To use it, first create a `BulkProcessor` instance:

[source,java]
--------------------------------------------------
import org.elasticsearch.action.bulk.BackoffPolicy;
import org.elasticsearch.action.bulk.BulkProcessor;
import org.elasticsearch.common.unit.ByteSizeUnit;
import org.elasticsearch.common.unit.ByteSizeValue;
import org.elasticsearch.common.unit.TimeValue;

BulkProcessor bulkProcessor = BulkProcessor.builder(
        client,  <1>
        new BulkProcessor.Listener() {
            @Override
            public void beforeBulk(long executionId,
                                   BulkRequest request) { ... } <2>

            @Override
            public void afterBulk(long executionId,
                                  BulkRequest request,
                                  BulkResponse response) { ... } <3>

            @Override
            public void afterBulk(long executionId,
                                  BulkRequest request,
                                  Throwable failure) { ... } <4>
        })
        .setBulkActions(10000) <5>
        .setBulkSize(new ByteSizeValue(5, ByteSizeUnit.MB)) <6>
        .setFlushInterval(TimeValue.timeValueSeconds(5)) <7>
        .setConcurrentRequests(1) <8>
        .setBackoffPolicy(
            BackoffPolicy.exponentialBackoff(TimeValue.timeValueMillis(100), 3)) <9>
        .build();
--------------------------------------------------
<1> Add your elasticsearch client
<2> This method is called just before bulk is executed. You can for example see the numberOfActions with
    `request.numberOfActions()`
<3> This method is called after bulk execution.

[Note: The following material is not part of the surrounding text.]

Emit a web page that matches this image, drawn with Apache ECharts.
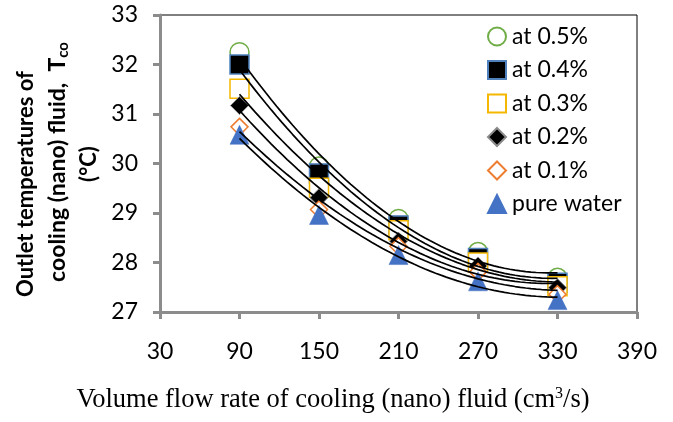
<!DOCTYPE html>
<html>
<head>
<meta charset="utf-8">
<script src="https://cdn.jsdelivr.net/npm/echarts@6/dist/echarts.min.js"></script>
<style>
  html, body { margin: 0; padding: 0; background: #fff; }
  #chart { width: 673px; height: 422px; }
</style>
</head>
<body>
<div id="chart"></div>
<script>
// Volume flow rates (cm3/s)
const flowRates = [90, 150, 210, 270, 330];

// Outlet temperature of the cooling fluid (°C) per concentration
const t05 = [32.25, 29.94, 28.88, 28.21, 27.69];
const t04 = [32.00, 29.80, 28.75, 28.09, 27.59];
const t03 = [31.51, 29.51, 28.65, 28.00, 27.52];
const t02 = [31.17, 29.31, 28.43, 27.93, 27.49];
const t01 = [30.74, 29.07, 28.33, 27.81, 27.36];
const tWater = [30.58, 28.96, 28.15, 27.62, 27.24];

const seriesNames = ['at 0.5%', 'at 0.4%', 'at 0.3%', 'at 0.2%', 'at 0.1%', 'pure water'];
const xTicks = [30, 90, 150, 210, 270, 330, 390];
const yTicks = [27, 28, 29, 30, 31, 32, 33];

const FONT = 'Lato';

// Second-order polynomial least-squares fit, sampled along the data range
function quadTrend(xs, ys, steps) {
  let n = xs.length, sx = 0, sx2 = 0, sx3 = 0, sx4 = 0, sy = 0, sxy = 0, sx2y = 0;
  for (let i = 0; i < n; i++) {
    const x = xs[i], y = ys[i];
    sx += x; sx2 += x * x; sx3 += x * x * x; sx4 += x * x * x * x;
    sy += y; sxy += x * y; sx2y += x * x * y;
  }
  // Solve normal equations with Cramer's rule
  const M = [[n, sx, sx2], [sx, sx2, sx3], [sx2, sx3, sx4]];
  const B = [sy, sxy, sx2y];
  const det = m => m[0][0] * (m[1][1] * m[2][2] - m[1][2] * m[2][1])
    - m[0][1] * (m[1][0] * m[2][2] - m[1][2] * m[2][0])
    + m[0][2] * (m[1][0] * m[2][1] - m[1][1] * m[2][0]);
  const D = det(M);
  const coef = [0, 1, 2].map(c => {
    const m = M.map((row, r) => row.map((v, k) => (k === c ? B[r] : v)));
    return det(m) / D;
  });
  const x0 = xs[0], x1 = xs[xs.length - 1];
  const out = [];
  for (let i = 0; i <= steps; i++) {
    const x = x0 + (x1 - x0) * i / steps;
    out.push([x, coef[0] + coef[1] * x + coef[2] * x * x]);
  }
  return out;
}

const dataSets = [t05, t04, t03, t02, t01, tWater];
const markerStyles = [
  { symbol: 'circle', size: 19, itemStyle: { color: '#ffffff', borderColor: '#70AD47', borderWidth: 1.5 } },
  { symbol: 'rect', size: 19, itemStyle: { color: '#000000', borderColor: '#4F81BD', borderWidth: 1.5 } },
  { symbol: 'rect', size: 19, itemStyle: { color: '#ffffff', borderColor: '#F5B800', borderWidth: 1.5 } },
  { symbol: 'diamond', size: 18, itemStyle: { color: '#000000', borderColor: '#8a8a8a', borderWidth: 1 } },
  { symbol: 'diamond', size: 17, itemStyle: { color: '#ffffff', borderColor: '#ED7D31', borderWidth: 1.5 } },
  { symbol: 'triangle', size: 19, itemStyle: { color: '#4472C4', borderColor: '#4472C4', borderWidth: 0.5 } }
];

const series = [];
dataSets.forEach((ys, i) => {
  const st = markerStyles[i];
  series.push({
    name: seriesNames[i],
    type: 'scatter',
    symbol: st.symbol,
    symbolSize: st.size,
    itemStyle: Object.assign({ opacity: 1 }, st.itemStyle),
    z: 2 + i,
    data: flowRates.map((x, k) => [x, ys[k]])
  });
});
dataSets.forEach((ys, i) => {
  series.push({
    name: 'trend ' + i,
    type: 'line',
    showSymbol: false,
    silent: true,
    smooth: false,
    z: 10,
    lineStyle: { color: '#000000', width: 1.7 },
    data: quadTrend(flowRates, ys, 60)
  });
});

const chart = echarts.init(document.getElementById('chart'), null, { renderer: 'canvas' });
chart.setOption({
  animation: false,
  backgroundColor: '#ffffff',
  grid: {
    left: 160, right: 36, top: 15, bottom: 110,
    show: true, borderColor: '#000000', borderWidth: 1, backgroundColor: 'transparent'
  },
  xAxis: {
    type: 'value',
    min: xTicks[0], max: xTicks[xTicks.length - 1], interval: 60,
    axisLine: { show: true, onZero: false, lineStyle: { color: '#8c8c8c', width: 3 } },
    axisTick: { show: true, length: 7, lineStyle: { color: '#8c8c8c', width: 3 } },
    splitLine: { show: false },
    axisLabel: { color: '#000', fontFamily: FONT, fontSize: 23, margin: 28 }
  },
  yAxis: {
    type: 'value',
    min: yTicks[0], max: yTicks[yTicks.length - 1], interval: 1,
    axisLine: { show: true, onZero: false, lineStyle: { color: '#8c8c8c', width: 3 } },
    axisTick: { show: true, length: 7, lineStyle: { color: '#8c8c8c', width: 3 } },
    splitLine: { show: false },
    axisLabel: { color: '#000', fontFamily: FONT, fontSize: 23, margin: 22 }
  },
  legend: {
    orient: 'vertical',
    left: 482, top: 20,
    itemWidth: 18, itemHeight: 18, itemGap: 10.5,
    data: seriesNames,
    textStyle: { color: '#000', fontFamily: FONT, fontSize: 23, padding: [0, 0, 0, 1] }
  },
  graphic: [
    {
      type: 'text', x: 26, y: 184, rotation: Math.PI / 2,
      style: { text: 'Outlet temperatures of', fontFamily: FONT, fontWeight: 'bold', fontSize: 22,
        fill: '#000', textAlign: 'center', textVerticalAlign: 'middle' }
    },
    {
      type: 'text', x: 58, y: 162, rotation: Math.PI / 2,
      style: {
        text: 'cooling (nano) fluid,  T{sub|co}',
        rich: { sub: { fontFamily: FONT, fontWeight: 'bold', fontSize: 15, padding: [10, 0, 0, 0] } },
        fontFamily: FONT, fontWeight: 'bold', fontSize: 23,
        fill: '#000', textAlign: 'center', textVerticalAlign: 'middle' }
    },
    {
      type: 'text', x: 89, y: 164, rotation: Math.PI / 2,
      style: { text: '(°C)', fontFamily: FONT, fontWeight: 'bold', fontSize: 22,
        fill: '#000', textAlign: 'center', textVerticalAlign: 'middle' }
    },
    {
      type: 'text', x: 333, y: 400,
      style: {
        text: 'Volume flow rate of cooling (nano) fluid (cm{sup|3}/s)',
        rich: { sup: { fontFamily: 'Liberation Serif', fontSize: 16, padding: [0, 0, 12, 0] } },
        fontFamily: 'Liberation Serif', fontSize: 26.5,
        fill: '#000', textAlign: 'center', textVerticalAlign: 'middle' }
    }
  ],
  series: series
});
</script>
</body>
</html>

You can for example check if there was some failing requests
    with `response.hasFailures()`
<4> This method is called when the bulk failed and raised a `Throwable`
<5> We want to execute the bulk every 10 000 requests
<6> We want to flush the bulk every 5mb
<7> We want to flush the bulk every 5 seconds whatever the number of requests
<8> Set the number of concurrent requests. A value of 0 means that only a single request will be allowed to be
    executed. A value of 1 means 1 concurrent request is allowed to be executed while accumulating new bulk requests.
<9> Set a custom backoff policy which will initially wait for 100ms, increase exponentially and retries up to three
    times. A retry is attempted whenever one or more bulk item requests have failed with an `EsRejectedExecutionException`
    which indicates that there were too little compute resources available for processing the request. To disable backoff,
    pass `BackoffPolicy.noBackoff()`.

By default, `BulkProcessor`:

* sets bulkActions to `1000`
* sets bulkSize to `5mb`
* does not set flushInterval
* sets concurrentRequests to 1, which means an asynchronous execution of the flush operation.
* sets backoffPolicy to an exponential backoff with 8 retries and a start delay of 50ms. The total wait time is roughly 5.1 seconds.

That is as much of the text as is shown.